Remember last summer when the warnings about a surge in image spam started to appear? (Image spam being defined as unsolicited commercial email in which the message is presented as an image rather than text.) Then we saw spam volume drastically increase towards the end of 2007 with much hand-wringing over the difficulties of detecting of image-based spam.
Well, I wonder how many companies have started to worry about the outbound-image threat? A certain percentage of companies do monitor outbound Internet traffic for trade secrets and inappropriate content. Some just monitor email. At least a few monitor web traffic. But I am fairly sure most of this is filtering based on text. Even so, I don't know how many would actually spot an employee typing company secrets into a password-protected blog hosted outside the company.

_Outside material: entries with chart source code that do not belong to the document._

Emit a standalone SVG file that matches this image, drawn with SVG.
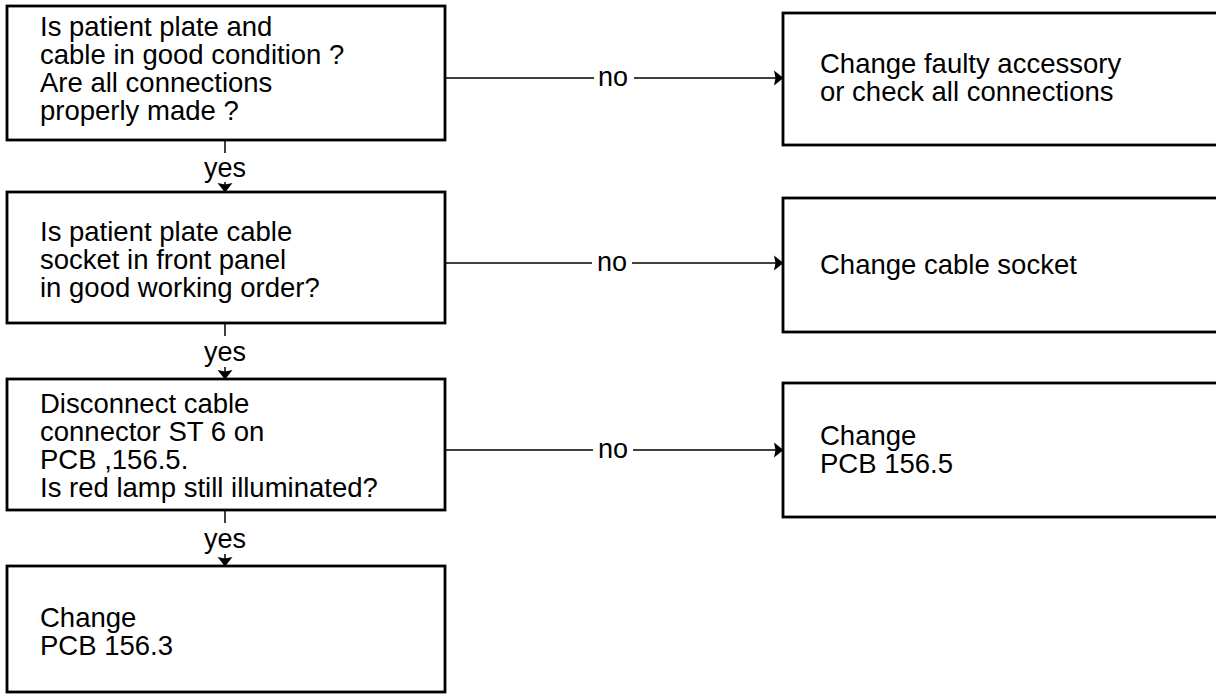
<svg xmlns="http://www.w3.org/2000/svg" width="1216" height="696" viewBox="0 0 1216 696">
  <defs>
    <marker id="arr" viewBox="0 -8 10 16" refX="9" refY="0" markerWidth="10" markerHeight="16" markerUnits="userSpaceOnUse" orient="auto">
      <path d="M0,-7.5 L9.5,0 L0,7.5 L1.5,0 z" fill="#000"/>
    </marker>
    <style>
      .box { fill: #fff; stroke: #000; stroke-width: 2.8; }
      .t { font-family: "Liberation Sans", Arial, Helvetica, sans-serif; font-size: 27.5px; fill: #000; }
      .lbl { font-family: "Liberation Sans", Arial, Helvetica, sans-serif; font-size: 27px; fill: #000; text-anchor: middle; }
      .ln { stroke: #000; stroke-width: 1.5; fill: none; }
    </style>
  </defs>
  <rect width="1216" height="696" fill="#fff"/>

  <g id="connectors">
    <!-- no 1 -->
    <line class="ln" x1="445" y1="78" x2="594" y2="78"/>
    <line class="ln" x1="634" y1="78" x2="783" y2="78" marker-end="url(#arr)"/>
    <text class="lbl" x="613" y="86">no</text>
    <!-- no 2 -->
    <line class="ln" x1="445" y1="263" x2="592" y2="263"/>
    <line class="ln" x1="632" y1="263" x2="783" y2="263" marker-end="url(#arr)"/>
    <text class="lbl" x="612" y="271">no</text>
    <!-- no 3 -->
    <line class="ln" x1="445" y1="450" x2="593" y2="450"/>
    <line class="ln" x1="633" y1="450" x2="783" y2="450" marker-end="url(#arr)"/>
    <text class="lbl" x="613" y="458">no</text>
    <!-- yes 1 -->
    <line class="ln" x1="225" y1="140" x2="225" y2="153"/>
    <text class="lbl" x="225" y="177">yes</text>
    <line class="ln" x1="225" y1="182" x2="225" y2="192" marker-end="url(#arr)"/>
    <!-- yes 2 -->
    <line class="ln" x1="225" y1="323" x2="225" y2="336"/>
    <text class="lbl" x="225" y="361">yes</text>
    <line class="ln" x1="225" y1="367" x2="225" y2="379" marker-end="url(#arr)"/>
    <!-- yes 3 -->
    <line class="ln" x1="225" y1="510" x2="225" y2="523"/>
    <text class="lbl" x="225" y="548">yes</text>
    <line class="ln" x1="225" y1="554" x2="225" y2="566" marker-end="url(#arr)"/>
  </g>

  <g id="q1">
    <rect class="box" x="7" y="6" width="438" height="134"/>
    <text class="t" x="40" y="36">Is patient plate and</text>
    <text class="t" x="40" y="64">cable in good condition ?</text>
    <text class="t" x="40" y="92">Are all connections</text>
    <text class="t" x="40" y="120">properly made ?</text>
  </g>

  <g id="q2">
    <rect class="box" x="7" y="192" width="438" height="131"/>
    <text class="t" x="40" y="241">Is patient plate cable</text>
    <text class="t" x="40" y="269">socket in front panel</text>
    <text class="t" x="40" y="297">in good working order?</text>
  </g>

  <g id="q3">
    <rect class="box" x="7" y="379" width="438" height="131"/>
    <text class="t" x="40" y="413">Disconnect cable</text>
    <text class="t" x="40" y="441">connector ST 6 on</text>
    <text class="t" x="40" y="469">PCB ,156.5.</text>
    <text class="t" x="40" y="497">Is red lamp still illuminated?</text>
  </g>

  <g id="a4">
    <rect class="box" x="7" y="566" width="438" height="126"/>
    <text class="t" x="40" y="627">Change</text>
    <text class="t" x="40" y="655">PCB 156.3</text>
  </g>

  <g id="r1">
    <rect class="box" x="783" y="13" width="450" height="132"/>
    <text class="t" x="820" y="73">Change faulty accessory</text>
    <text class="t" x="820" y="101">or check all connections</text>
  </g>

  <g id="r2">
    <rect class="box" x="783" y="198" width="450" height="134"/>
    <text class="t" x="820" y="274">Change cable socket</text>
  </g>

  <g id="r3">
    <rect class="box" x="783" y="383" width="450" height="134"/>
    <text class="t" x="820" y="445">Change</text>
    <text class="t" x="820" y="473">PCB 156.5</text>
  </g>
</svg>
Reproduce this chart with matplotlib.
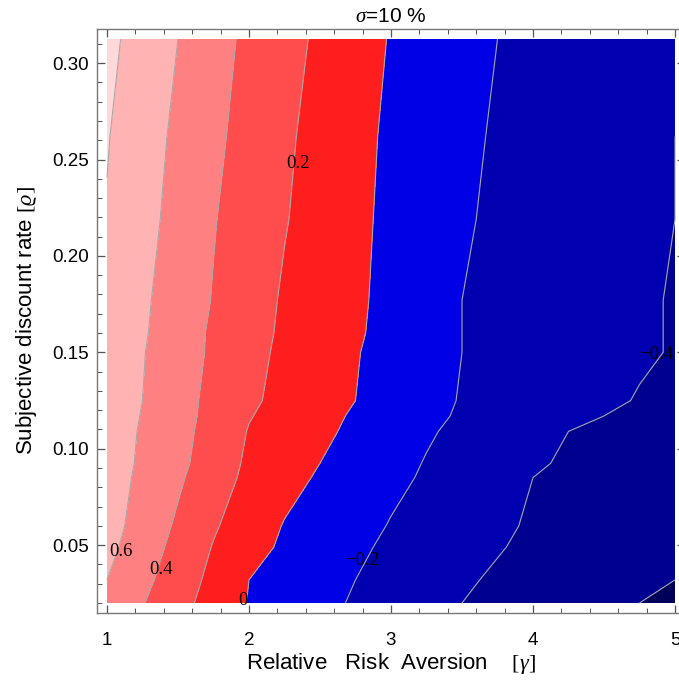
import numpy as np
import matplotlib
matplotlib.use("Agg")
import matplotlib.pyplot as plt
from matplotlib.ticker import MultipleLocator, FixedLocator, FixedFormatter

plt.rcParams['font.family'] = ['Liberation Sans', 'DejaVu Sans']
plt.rcParams['mathtext.fontset'] = 'custom'
plt.rcParams['mathtext.rm'] = 'Liberation Serif'
plt.rcParams['mathtext.it'] = 'Liberation Serif:italic'
plt.rcParams['mathtext.bf'] = 'Liberation Serif:bold'

# ---- data ----
gamma_vals = [1.00, 1.25, 1.50, 1.75, 2.00, 2.25, 2.50, 2.75, 3.00,
              3.25, 3.50, 3.75, 4.00, 4.25, 4.50, 4.75, 5.00]
rho_vals = [0.02, 0.032, 0.049, 0.06, 0.085, 0.0925, 0.109, 0.117, 0.125,
            0.15, 0.16, 0.177, 0.219, 0.262, 0.3125]
z_vals = [
    [0.57, 0.41, 0.26, 0.13, -0.01, -0.08, -0.15, -0.22, -0.28, -0.34, -0.40, -0.44, -0.48, -0.52, -0.56, -0.60, -0.63],
    [0.60, 0.45, 0.30, 0.15, 0.00, -0.07, -0.13, -0.20, -0.26, -0.32, -0.38, -0.42, -0.46, -0.49, -0.53, -0.57, -0.60],
    [0.65, 0.50, 0.34, 0.19, 0.07, -0.03, -0.10, -0.17, -0.23, -0.28, -0.33, -0.39, -0.43, -0.46, -0.50, -0.53, -0.57],
    [0.67, 0.53, 0.37, 0.22, 0.10, -0.01, -0.07, -0.14, -0.21, -0.26, -0.32, -0.37, -0.42, -0.45, -0.48, -0.51, -0.55],
    [0.69, 0.56, 0.43, 0.28, 0.16, 0.06, -0.02, -0.09, -0.16, -0.22, -0.28, -0.34, -0.40, -0.43, -0.45, -0.48, -0.51],
    [0.70, 0.57, 0.45, 0.30, 0.17, 0.08, 0.00, -0.07, -0.14, -0.21, -0.27, -0.33, -0.38, -0.42, -0.45, -0.47, -0.50],
    [0.71, 0.58, 0.46, 0.33, 0.19, 0.11, 0.04, -0.04, -0.11, -0.18, -0.24, -0.29, -0.35, -0.40, -0.43, -0.45, -0.48],
    [0.72, 0.59, 0.47, 0.34, 0.21, 0.13, 0.05, -0.02, -0.09, -0.16, -0.22, -0.27, -0.31, -0.36, -0.40, -0.43, -0.46],
    [0.72, 0.60, 0.47, 0.35, 0.23, 0.15, 0.07, 0.00, -0.07, -0.15, -0.21, -0.25, -0.29, -0.33, -0.37, -0.41, -0.44],
    [0.74, 0.61, 0.49, 0.37, 0.26, 0.16, 0.09, 0.01, -0.06, -0.13, -0.20, -0.24, -0.28, -0.31, -0.35, -0.38, -0.41],
    [0.75, 0.62, 0.50, 0.37, 0.27, 0.17, 0.10, 0.02, -0.05, -0.13, -0.20, -0.24, -0.27, -0.31, -0.35, -0.38, -0.41],
    [0.76, 0.63, 0.51, 0.39, 0.28, 0.18, 0.10, 0.03, -0.05, -0.12, -0.20, -0.24, -0.27, -0.31, -0.34, -0.38, -0.41],
    [0.79, 0.66, 0.54, 0.41, 0.31, 0.21, 0.13, 0.04, -0.04, -0.11, -0.18, -0.23, -0.26, -0.30, -0.34, -0.37, -0.40],
    [0.81, 0.69, 0.56, 0.44, 0.33, 0.23, 0.14, 0.05, -0.03, -0.09, -0.16, -0.22, -0.25, -0.29, -0.33, -0.36, -0.40],
    [0.85, 0.72, 0.60, 0.47, 0.36, 0.26, 0.17, 0.07, -0.01, -0.08, -0.14, -0.20, -0.24, -0.28, -0.32, -0.35, -0.39],
]
contour_levels = [-0.6, -0.4, -0.2, 0.0, 0.2, 0.4, 0.6, 0.8]
band_colors = ['#00005a', '#000090', '#0000b0', '#0000e6',
               '#ff1e1e', '#ff4d4d', '#ff8080', '#ffb3b3', '#ffd9d9']
label_texts = ['0.6', '0.4', '0.2', '0', '\u22120.2', '\u22120.4']
label_pos = [(1.099, 0.0465), (1.380, 0.0374), (2.342, 0.248),
             (1.958, 0.0212), (2.796, 0.0422), (4.866, 0.149)]
x_ticks = [1, 2, 3, 4, 5]
x_ticklabels = ['1', '2', '3', '4', '5']
y_ticks = [0.05, 0.10, 0.15, 0.20, 0.25, 0.30]
y_ticklabels = ['0.05', '0.10', '0.15', '0.20', '0.25', '0.30']

# ---- figure ----
W, H = 679, 690
fig = plt.figure(figsize=(W / 100, H / 100), dpi=100)
ax = fig.add_axes([97 / W, 1 - 613 / H, 588 / W, 584 / H])

G, R = np.meshgrid(gamma_vals, rho_vals)
Z = np.array(z_vals)
fill_levels = [-10] + contour_levels + [10]
ax.contourf(G, R, Z, levels=fill_levels, colors=band_colors)
ax.contour(G, R, Z, levels=contour_levels, colors='#a8a8a8',
           linewidths=0.8, linestyles='solid')

for txt, (gx, ry) in zip(label_texts, label_pos):
    ax.text(gx, ry, txt, ha='center', va='center', fontsize=13.5,
            family=['Liberation Serif', 'DejaVu Serif'], color='black',
            clip_on=False, zorder=5)

xmin, xmax = min(gamma_vals), max(gamma_vals)
ymin, ymax = min(rho_vals), max(rho_vals)
ax.set_xlim(xmin - 10 / 142, xmax + 10 / 142)
ax.set_ylim(ymin - 10 / 1928, ymax + 10 / 1928)

ax.xaxis.set_major_locator(FixedLocator(x_ticks))
ax.xaxis.set_major_formatter(FixedFormatter(x_ticklabels))
ax.yaxis.set_major_locator(FixedLocator(y_ticks))
ax.yaxis.set_major_formatter(FixedFormatter(y_ticklabels))
ax.xaxis.set_minor_locator(MultipleLocator(0.2))
ax.yaxis.set_minor_locator(MultipleLocator(0.01))

frame_col = '#777777'
for sp in ax.spines.values():
    sp.set_color(frame_col)
    sp.set_linewidth(1.0)
ax.tick_params(which='both', direction='in', top=True, right=True,
               color='#555555', labelcolor='black', labelsize=13.5)
ax.tick_params(which='major', length=6, width=0.9)
ax.tick_params(which='minor', length=3.5, width=0.7)
ax.tick_params(axis='x', which='major', pad=14)
ax.tick_params(axis='y', which='major', pad=6)

ax.set_xlabel('Relative   Risk  Aversion    $[\\gamma]$', fontsize=16, labelpad=1)
ax.set_ylabel('Subjective discount rate $[\\varrho]$', fontsize=16, labelpad=9)
fig.text(391 / W, 1 - 17 / H, '$\\sigma$=10 %', ha='center', va='center', fontsize=15)

fig.savefig("out.png", dpi=100)
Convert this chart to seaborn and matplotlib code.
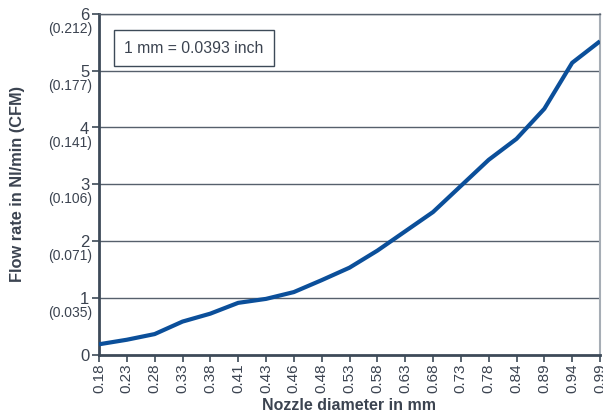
import matplotlib
matplotlib.use("Agg")
import matplotlib.pyplot as plt
import matplotlib.transforms as mtransforms
import seaborn as sns
import pandas as pd

diameters = ["0.18", "0.23", "0.28", "0.33", "0.38", "0.41", "0.43", "0.46", "0.48",
             "0.53", "0.58", "0.63", "0.68", "0.73", "0.78", "0.84", "0.89", "0.94", "0.99"]
flow_nl = [0.18, 0.26, 0.36, 0.58, 0.72, 0.91, 0.98, 1.10, 1.31,
           1.53, 1.83, 2.17, 2.51, 2.97, 3.43, 3.80, 4.33, 5.14, 5.52]
y_ticks = [0, 1, 2, 3, 4, 5, 6]
cfm_labels = ["", "(0.035)", "(0.071)", "(0.106)", "(0.141)", "(0.177)", "(0.212)"]

sns.set_theme(style="white")
plt.rcParams["font.family"] = ["Liberation Sans", "DejaVu Sans"]

text_col = "#3b4350"
axis_col = "#3d4a58"
grid_col = "#56606c"

fig = plt.figure(figsize=(6.03, 4.15), dpi=100)
ax = fig.add_axes([99 / 603, 1 - 354.5 / 415, (600 - 99) / 603, (354.5 - 14) / 415])

df = pd.DataFrame({"d": diameters, "flow": flow_nl})
sns.lineplot(data=df, x="d", y="flow", sort=False, ax=ax, color="#0b4f9a", linewidth=3.0,
             solid_capstyle="butt", solid_joinstyle="round", zorder=5)

ax.set_xlim(0, len(diameters) - 1)
ax.set_ylim(0, 6)
ax.set_xticks(range(len(diameters)))
ax.set_xticklabels(diameters, rotation=90, fontsize=11, color=text_col)
ax.set_yticks(y_ticks)
ax.set_yticklabels([str(v) for v in y_ticks], fontsize=12, color=text_col)
for lbl in ax.get_yticklabels():
    lbl.set_verticalalignment("center_baseline")

for v in y_ticks[1:]:
    ax.axhline(v, color=grid_col, linewidth=1.0, zorder=1)

trans = mtransforms.blended_transform_factory(ax.transAxes, ax.transData)
offset = mtransforms.ScaledTranslation(-7 / 100, -15 / 100, fig.dpi_scale_trans)
for v, lab in zip(y_ticks, cfm_labels):
    if lab:
        ax.text(0, v, lab, transform=trans + offset, ha="right", va="center",
                fontsize=10, color=text_col)

ax.tick_params(axis="x", direction="out", length=5, width=1.2, color=axis_col, pad=1.5,
               bottom=True)
ax.tick_params(axis="y", direction="out", length=5, width=1.2, color=axis_col, pad=2,
               left=True)

for side in ["left", "bottom"]:
    ax.spines[side].set_color(axis_col)
    ax.spines[side].set_linewidth(2.0)
ax.spines["top"].set_color(grid_col)
ax.spines["top"].set_linewidth(1.0)
ax.spines["right"].set_color("#a6adb5")
ax.spines["right"].set_linewidth(1.5)

ax.set_xlabel("Nozzle diameter in mm", fontsize=11.5, fontweight="bold", color=text_col)
ax.xaxis.set_label_coords(0.5, -43.5 / 340.5)
ax.set_ylabel("Flow rate in Nl/min (CFM)", fontsize=11.8, fontweight="bold", color=text_col)
ax.yaxis.set_label_coords(-74 / 501, 0.5)

ax.text(0.05, 0.90, "1 mm = 0.0393 inch", transform=ax.transAxes, fontsize=11.3,
        color=text_col, ha="left", va="center", zorder=6,
        bbox=dict(boxstyle="square,pad=0.65", facecolor="white", edgecolor=axis_col,
                  linewidth=1.0))

fig.savefig("out.png", dpi=100)
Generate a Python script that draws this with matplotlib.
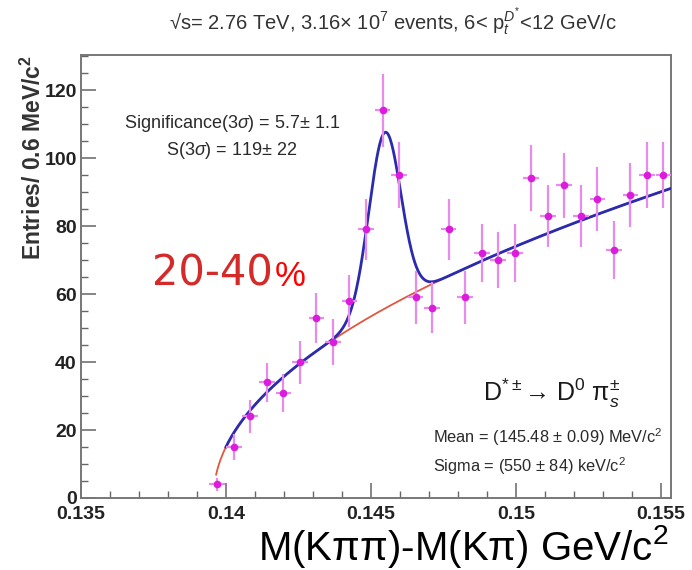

But what if the employee scans images of confidential company documents and uploads the JPEG files to a blog? Would that trigger a response from information security? Scanning the content of a JPEG for sensitive text is not impossible, but it is certainly processor intensive and in some ways it is not unlike the problem of detecting image-based spam.
Of course, one way of reducing the amount of image-based spam coming into an enterprise is to use the Turntide anti-spam technology that chokes off spam without a filter, instead using a behavior-based approach (now available as the Symantec Mail Security 8100 Series Appliance). Not sure if this would work the other way round. I know there was some discussion of using it to prevent enterprise networks from sending spam. If someone tried to send out 90,000 scanned pages, one after another, as JPEGs, would it show up as an anomaly and trigger some alarms?
BTW, the 90,000 number is not entirely random. In 1992 about twenty cases of confidential documents belonging to General Motors were physically shipped to Volkswagen headquarters in Wolfsburg (many of them allegedly transported aboard a Volkswagen corporate jet, via the Spanish residence of J. Ignacio Lopez de Arriortua, then Vice President at GM in charge of Worldwide Purchasing, later hired by VW). The number of purloined pages was put at 90,000.
BBTW, this piece of infosec trivia was my excuse for featuring Ron Patrick's amazing street legal VW (Beetle) Jet.